Benjamin Duhamel : François Bayrou, c'est intéressant ce que vous dites, parce que là, pour le coup, c'est une voix quelque peu dissonante par rapport à ce qu'on peut entendre dans votre socle commun bloc central. Compte tenu de ce que vous venez de nous dire, je repose la question. Est-ce que ce serait un problème, compte tenu encore une fois de cette injustice, ouvrez les guillemets, que vous semblez dénoncer, que Marine Le Pen soit frappée d'une peine avec exécution provisoire et donc soit empêchée de concourir à l'élection présidentielle ?
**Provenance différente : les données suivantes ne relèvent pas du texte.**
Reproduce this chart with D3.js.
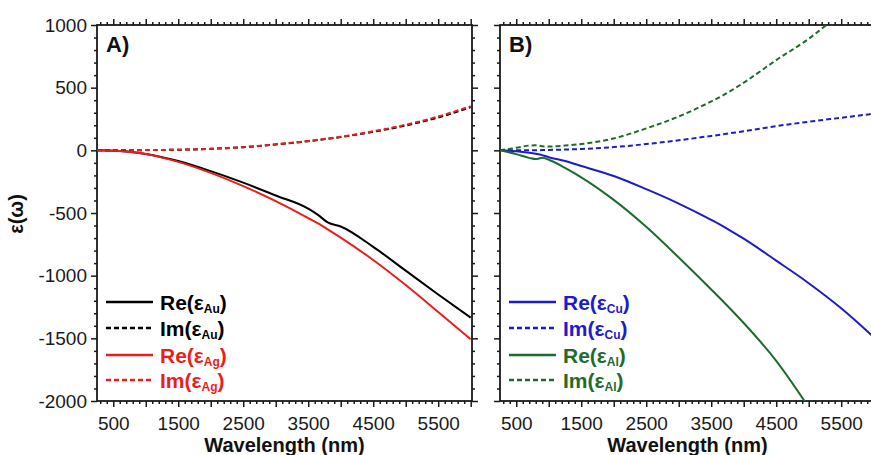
<!DOCTYPE html>
<html>
<head>
<meta charset="utf-8">
<script src="https://cdn.jsdelivr.net/npm/d3@7"></script>
<style>
  html, body { margin: 0; padding: 0; background: #fff; }
  svg { display: block; font-family: "Liberation Sans", Arial, sans-serif; }
</style>
</head>
<body>
<svg id="chart" width="871" height="455"></svg>
<script>
// ---------------- data ----------------
const wavelength = [250, 500, 700, 800, 900, 1000, 1250, 1500, 2000, 2500, 3000, 3500, 3650, 3800, 4000, 4500, 5000, 5500, 6000];

const reAu = [0, -3, -10, -15, -22, -30, -55, -85, -166, -258, -360, -465, -515, -575, -608, -770, -960, -1150, -1335];
const imAu = [0, 0, 0, 1, 1, 2, 3, 5, 12, 25, 47, 73, 82, 92, 106, 148, 198, 262, 345];
const reAg = [0, -3, -10, -15, -22, -30, -58, -92, -180, -285, -405, -540, -583, -630, -696, -875, -1075, -1290, -1508];
const imAg = [0, 0, 0, 1, 1, 2, 3, 5, 12, 25, 48, 75, 84, 94, 108, 152, 204, 270, 352];

const reCu = [0, -8, -20, -28, -38, -55, -85, -125, -205, -310, -425, -555, -597, -642, -705, -880, -1060, -1260, -1490];
const imCu = [0, 0, 1, 1, 2, 3, 6, 11, 26, 50, 80, 115, 125, 137, 152, 193, 228, 260, 292];
const reAl = [0, -30, -60, -70, -60, -75, -140, -215, -395, -610, -855, -1110, -1188, -1268, -1378, -1680, -2050, null, null];
const imAl = [0, 20, 38, 40, 33, 30, 38, 50, 95, 175, 270, 390, 430, 475, 540, 720, 890, 1100, null];

const xMajorTicks = [500, 1000, 1500, 2000, 2500, 3000, 3500, 4000, 4500, 5000, 5500, 6000];
const xLabelTicks = [500, 1500, 2500, 3500, 4500, 5500];
const yMajorTicks = [-2000, -1500, -1000, -500, 0, 500, 1000];

const panelNames = ["A)", "B)"];
const seriesA = [
  { name: "Re", sub: "Au", values: reAu, color: "#000000", dashed: false },
  { name: "Im", sub: "Au", values: imAu, color: "#000000", dashed: true },
  { name: "Re", sub: "Ag", values: reAg, color: "#ee1c1c", dashed: false },
  { name: "Im", sub: "Ag", values: imAg, color: "#ee1c1c", dashed: true }
];
const seriesB = [
  { name: "Re", sub: "Cu", values: reCu, color: "#1c1ccc", dashed: false },
  { name: "Im", sub: "Cu", values: imCu, color: "#1c1ccc", dashed: true },
  { name: "Re", sub: "Al", values: reAl, color: "#1f6b2c", dashed: false },
  { name: "Im", sub: "Al", values: imAl, color: "#1f6b2c", dashed: true }
];

// ---------------- layout ----------------
const svg = d3.select("#chart");
const plotTop = 25, plotBottom = 401;
const panels = [
  { x0: 97, x1: 472, series: seriesA, label: panelNames[0], yLabels: true },
  { x0: 500, x1: 875, series: seriesB, label: panelNames[1], yLabels: false }
];
const y = d3.scaleLinear().domain([-2000, 1000]).range([plotBottom, plotTop]);
const xMinor = d3.range(300, 6001, 100).filter(v => v % 500 !== 0);
const yMinor = d3.range(-2000, 1001, 100).filter(v => v % 500 !== 0);
const axisColor = "#1a1a1a";

function styleAxis(g) {
  g.select(".domain").remove();
  g.selectAll(".tick line").attr("stroke", axisColor).attr("stroke-width", 1.5);
  g.selectAll("text").attr("fill", "#1a1a1a").attr("font-size", 19);
}

panels.forEach((p, i) => {
  const x = d3.scaleLinear().domain([250, 6020]).range([p.x0, p.x1]);
  const g = svg.append("g");

  const clipId = "clip" + i;
  svg.append("clipPath").attr("id", clipId)
    .append("rect").attr("x", p.x0).attr("y", plotTop).attr("width", p.x1 - p.x0).attr("height", plotBottom - plotTop);

  // bottom axis
  g.append("g").attr("transform", `translate(0,${plotBottom})`)
    .call(d3.axisBottom(x).tickValues(xMinor).tickSize(3).tickFormat(""))
    .call(styleAxis);
  g.append("g").attr("transform", `translate(0,${plotBottom})`)
    .call(d3.axisBottom(x).tickValues(xMajorTicks).tickSize(6).tickPadding(10)
      .tickFormat(d => xLabelTicks.includes(d) ? String(d) : ""))
    .call(styleAxis);
  // top axis
  g.append("g").attr("transform", `translate(0,${plotTop})`)
    .call(d3.axisTop(x).tickValues(xMinor).tickSize(3).tickFormat(""))
    .call(styleAxis);
  g.append("g").attr("transform", `translate(0,${plotTop})`)
    .call(d3.axisTop(x).tickValues(xMajorTicks).tickSize(6).tickFormat(""))
    .call(styleAxis);
  // left axis
  g.append("g").attr("transform", `translate(${p.x0},0)`)
    .call(d3.axisLeft(y).tickValues(yMinor).tickSize(3).tickFormat(""))
    .call(styleAxis);
  g.append("g").attr("transform", `translate(${p.x0},0)`)
    .call(d3.axisLeft(y).tickValues(yMajorTicks).tickSize(6).tickPadding(4)
      .tickFormat(d => p.yLabels ? String(d) : ""))
    .call(styleAxis);
  // right axis
  g.append("g").attr("transform", `translate(${p.x1},0)`)
    .call(d3.axisRight(y).tickValues(yMinor).tickSize(3).tickFormat(""))
    .call(styleAxis);
  g.append("g").attr("transform", `translate(${p.x1},0)`)
    .call(d3.axisRight(y).tickValues(yMajorTicks).tickSize(6).tickFormat(""))
    .call(styleAxis);

  // frame
  g.append("rect").attr("x", p.x0).attr("y", plotTop)
    .attr("width", p.x1 - p.x0).attr("height", plotBottom - plotTop)
    .attr("fill", "none").attr("stroke", axisColor).attr("stroke-width", 1.8);

  // curves
  const line = d3.line()
    .defined(d => d[1] !== null)
    .x(d => x(d[0])).y(d => y(d[1]))
    .curve(d3.curveMonotoneX);
  const order = [1, 3, 0, 2];
  order.forEach(k => {
    const s = p.series[k];
    const pts = wavelength.map((w, j) => [w, s.values[j]]);
    g.append("path")
      .attr("clip-path", `url(#${clipId})`)
      .attr("d", line(pts))
      .attr("fill", "none")
      .attr("stroke", s.color)
      .attr("stroke-width", 2)
      .attr("stroke-dasharray", s.dashed ? "5,3" : null);
  });

  // panel label
  g.append("text").attr("x", p.x0 + 9).attr("y", 52)
    .attr("font-size", 22).attr("font-weight", "bold").attr("fill", "#111")
    .text(p.label);

  // legend
  const rowsY = [302, 328, 355, 380];
  p.series.forEach((s, k) => {
    const ly = rowsY[k];
    g.append("line")
      .attr("x1", p.x0 + 9).attr("x2", p.x0 + 56)
      .attr("y1", ly).attr("y2", ly)
      .attr("stroke", s.color).attr("stroke-width", 2.3)
      .attr("stroke-dasharray", s.dashed ? "5,3" : null);
    const t = g.append("text").attr("x", p.x0 + 63).attr("y", ly + 7.5)
      .attr("font-size", 21).attr("font-weight", "bold").attr("fill", s.color);
    t.append("tspan").text(s.name + "(ε");
    t.append("tspan").attr("font-size", 12).attr("dy", 3).text(s.sub);
    t.append("tspan").attr("dy", -3).text(")");
  });

  // x axis title
  g.append("text").attr("x", (p.x0 + p.x1) / 2).attr("y", 452)
    .attr("text-anchor", "middle").attr("font-size", 20).attr("font-weight", "bold")
    .attr("fill", "#111").text("Wavelength (nm)");
});

// y axis title
svg.append("text")
  .attr("transform", "translate(23,214) rotate(-90)")
  .attr("text-anchor", "middle").attr("font-size", 20).attr("font-weight", "bold")
  .attr("fill", "#111").text("ε(ω)");
</script>
</body>
</html>
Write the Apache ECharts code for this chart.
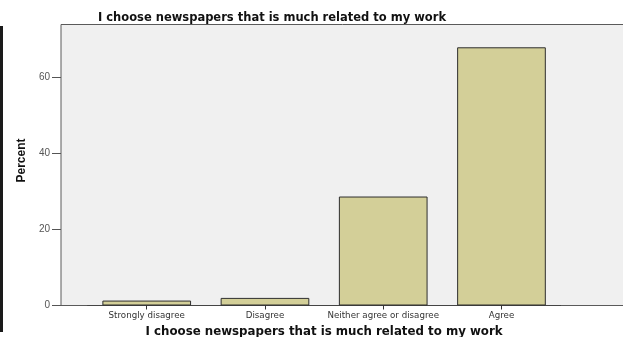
<!DOCTYPE html>
<html>
<head>
<meta charset="utf-8">
<script src="https://cdn.jsdelivr.net/npm/echarts@6/dist/echarts.min.js"></script>
<style>
  html, body { margin: 0; padding: 0; background: #fff; }
  #main { width: 623px; height: 337px; }
</style>
</head>
<body>
<div id="main"></div>
<script>
var titleText = 'I choose newspapers that is much related to my work';
var categories = ['Strongly disagree', 'Disagree', 'Neither agree or disagree', 'Agree'];
var percentValues = [1.3, 2.0, 28.7, 68.0];
var yTicks = [0, 20, 40, 60];

var chart = echarts.init(document.getElementById('main'), null, { renderer: 'canvas' });

var font = '"Liberation Sans", Arial, sans-serif';
var wide = '"DejaVu Sans", Verdana, sans-serif';

var option = {
  animation: false,
  backgroundColor: '#ffffff',
  title: {
    text: titleText,
    left: 267,
    top: 7,
    textAlign: 'center',
    textStyle: { fontFamily: wide, fontSize: 11.5, fontWeight: 'bold', color: '#111' }
  },
  grid: [
    // plot frame
    { left: 61, top: 24.5, right: -20, bottom: 31.5, show: true, outerBoundsMode: 'none',
      backgroundColor: '#f0f0f0', borderColor: '#5a5a5a', borderWidth: 1 },
    // data area, padded inside the frame
    { left: 87.6, top: 24.5, width: 473, bottom: 31.5, outerBoundsMode: 'none' }
  ],
  xAxis: [
    { gridIndex: 0, type: 'value', show: false, min: 0, max: 1 },
    {
      gridIndex: 1,
      type: 'category',
      data: categories,
      boundaryGap: true,
      name: titleText,
      nameLocation: 'middle',
      nameGap: 20,
      nameTextStyle: { fontFamily: wide, fontSize: 11.8, fontWeight: 'bold', color: '#111' },
      axisLine: { show: true, lineStyle: { color: '#444', width: 1 } },
      axisTick: { show: true, alignWithLabel: true, length: 4, lineStyle: { color: '#333' } },
      axisLabel: { fontFamily: wide, fontSize: 8.7, color: '#333', margin: 6, interval: 0 }
    }
  ],
  yAxis: [
    {
      gridIndex: 0,
      type: 'value',
      min: 0,
      max: 74,
      interval: 20,
      name: 'Percent',
      nameLocation: 'middle',
      nameGap: 19,
      nameTextStyle: { fontFamily: font, fontSize: 12, fontWeight: 'bold', color: '#111',
        padding: [0, 0, 0, 9] },
      axisLine: { show: false },
      axisTick: { show: true, length: 9, customValues: yTicks, lineStyle: { color: '#555' } },
      axisLabel: { fontFamily: font, fontSize: 10, color: '#555', margin: 11, customValues: yTicks },
      splitLine: { show: false }
    },
    { gridIndex: 1, type: 'value', min: 0, max: 74, show: false }
  ],
  series: [
    {
      type: 'bar',
      xAxisIndex: 1,
      yAxisIndex: 1,
      data: percentValues,
      barCategoryGap: '25%',
      itemStyle: { color: '#d3cf98', borderColor: '#2e2e2e', borderWidth: 1 }
    }
  ],
  graphic: [
    { type: 'rect', left: 0, top: 26, shape: { width: 3, height: 306 }, style: { fill: '#1a1a1a' } }
  ]
};

chart.setOption(option);
</script>
</body>
</html>
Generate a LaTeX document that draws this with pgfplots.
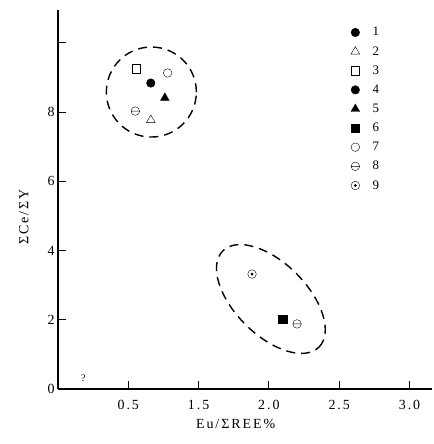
\documentclass[border=0pt]{standalone}
\usepackage{fontspec}
\setmainfont{Liberation Serif}
\newfontfamily\lsp[LetterSpace=14]{Liberation Serif}
\usepackage{pgfplots}
\pgfplotsset{compat=1.18}

\pgfdeclareplotmark{ominus}{%
  \pgfpathcircle{\pgfpoint{0pt}{0pt}}{\pgfplotmarksize}
  \pgfpathmoveto{\pgfpoint{-\pgfplotmarksize}{0pt}}
  \pgfpathlineto{\pgfpoint{\pgfplotmarksize}{0pt}}
  \pgfusepathqstroke}
\pgfdeclareplotmark{odot}{%
  \pgfpathcircle{\pgfpoint{0pt}{0pt}}{\pgfplotmarksize}
  \pgfusepathqstroke
  \pgfpathcircle{\pgfpoint{0pt}{0pt}}{0.35\pgfplotmarksize}
  \pgfusepathqfill}

\begin{document}
\begin{tikzpicture}
\begin{axis}[
    scale only axis,
    width=374bp, height=379bp,
    xmin=0, xmax=2.66,
    ymin=0, ymax=10.95,
    axis lines=left,
    axis line style={-, line width=1.4pt},
    tick align=inside,
    major tick length=8bp,
    tick style={line width=1pt, black},
    xtick={0.5,1,1.5,2,2.5},
    xticklabels={0.5,1.5,2.0,2.5,3.0},
    ytick={0,2,4,6,8,10},
    yticklabels={0,2,4,6,8,{}},
    tick label style={font=\lsp\fontsize{14}{15}\selectfont},
    xticklabel style={yshift=-8bp},
    label style={font=\lsp\fontsize{14}{15}\selectfont},
    /pgf/number format/assume math mode=true,
    xlabel={Eu/ΣREE\%},
    ylabel={ΣCe/ΣY},
    xlabel style={at={(rel axis cs:0.475,0)}, anchor=north, yshift=-27bp},
    ylabel style={at={(rel axis cs:0,0.454)}, anchor=south, rotate=0, yshift=26bp},
    mark size=4.3pt,
    every mark/.append style={line width=1.1pt},
    legend cell align=left,
    legend style={draw=none, fill=none, at={(rel axis cs:0.775,0.965)},
        anchor=north west, row sep=5.1bp,
        font=\fontsize{13}{13}\selectfont},
]
\addlegendimage{only marks, mark=*, black}
\addplot[only marks, mark=triangle, black, mark size=5pt] coordinates {(0.66,7.77)};
\addplot[only marks, mark=square, black] coordinates {(0.557,9.25)};
\addplot[only marks, mark=*, black] coordinates {(0.66,8.84)};
\addplot[only marks, mark=triangle*, black, mark size=5pt] coordinates {(0.76,8.41)};
\addplot[only marks, mark=square*, black] coordinates {(1.60,2.02)};
\addplot[only marks, mark=o, black] coordinates {(0.78,9.13)};
\addplot[only marks, mark=ominus, black] coordinates {(0.55,8.03) (1.70,1.88)};
\addplot[only marks, mark=odot, black] coordinates {(1.38,3.32)};
\legend{\hspace{11bp}1,\hspace{11bp}2,\hspace{11bp}3,\hspace{11bp}4,\hspace{11bp}5,\hspace{11bp}6,\hspace{11bp}7,\hspace{11bp}8,\hspace{11bp}9}

\draw[dash pattern=on 9bp off 6bp, line width=1.4pt]
  (axis cs:0.664,8.58) circle [radius=45bp];
\draw[dash pattern=on 9bp off 6bp, line width=1.4pt]
  (axis cs:1.514,2.60) ellipse [x radius=68bp, y radius=36bp, rotate=-45];
\node[font=\fontsize{10}{11}\selectfont] at (axis cs:0.18,0.3) {?};
\end{axis}
\path (current axis.south west) ++(-58bp,-55bp) rectangle ++(434bp,444bp);
\end{tikzpicture}
\end{document}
François Bayrou : Ce qui serait un problème, c'est l'exécution provisoire. Il y a eu plusieurs élus, il y en a eu dans mon équipe, qui ont été condamnés avec exécution provisoire, c'est-à-dire sans pouvoir faire appel de la décision. Or, dans une démocratie, on doit pouvoir faire appel de toutes les décisions. Et comme vous savez, j'ai combattu le Front National sans aucune interruption, à toutes les élections et dans tous les débats. Parce que je ne partage pas ses idées et je partage encore moins ses arrière-pensées. Mais je pense que la situation qui serait ainsi faite est une situation dans laquelle un certain nombre de citoyens, pas tous, parce qu'il n'y a pas eu le mouvement d'indignation que beaucoup attendaient, mais un certain nombre de citoyens considèreraient qu'il y a quelque chose qui biaise la vie démocratique.
Benjamin Duhamel : Cela biaiserait la vie démocratique et l'élection présidentielle de 2027 si Marine Le Pen ne pouvait pas y concourir.
François Bayrou : Non mais l'élection présidentielle de 2027 c'est un autre temps que le temps judiciaire immédiat.
Benjamin Duhamel : Un tout dernier mot, François Bayrou, puisque j'ai coutume de vous poser cette question quasiment à chaque fois que vous venez, mais la suite dans les idées. Ce week-end, il y a le congrès de Renaissance, Gabriel Attal va être élu, il est seul candidat, ça aide. Se posent des questions sur éventuellement les modes de désignation d'un candidat en 2027, on parle aussi de l'ambition éventuelle du ministre de l'Intérieur, Bruno Retailleau, est-ce que vous êtes toujours au clair sur votre volonté de porter les idées du MoDem du centre à l'électeur présidentiel ?
François Bayrou : Vous avez dit tout à l'heure que chaque fois que vous venez, je vous pose la même question et au fond, vous avez la même réponse, c'est que vous ne renoncez à rien. Donc vous avez fait la question et la réponse, et ça suffit pour que vos téléspectateurs, pour que ceux qui vous écoutent comprennent ce que j'ai à l'esprit. C'est simple, je suis engagé pour l'avenir de mon pays depuis des années et jusqu'au bout de mes engagements, de mes mandats. Et ce n'est pas parce que je suis un élu, ce n'est pas parce que je suis président, c'est parce que je suis un citoyen. Un citoyen, c'est quelqu'un qui ne dépose jamais les armes, qui ne laisse pas tomber ses espoirs, ses idéaux et ses indignations.
Benjamin Duhamel : Peut-être donc en janvier à Matignon ou plus tard dans une éventuelle candidature à l'élection présidentielle. Merci François Bayrou d'avoir été l'invité de « C'est pas tous les jours dimanche ».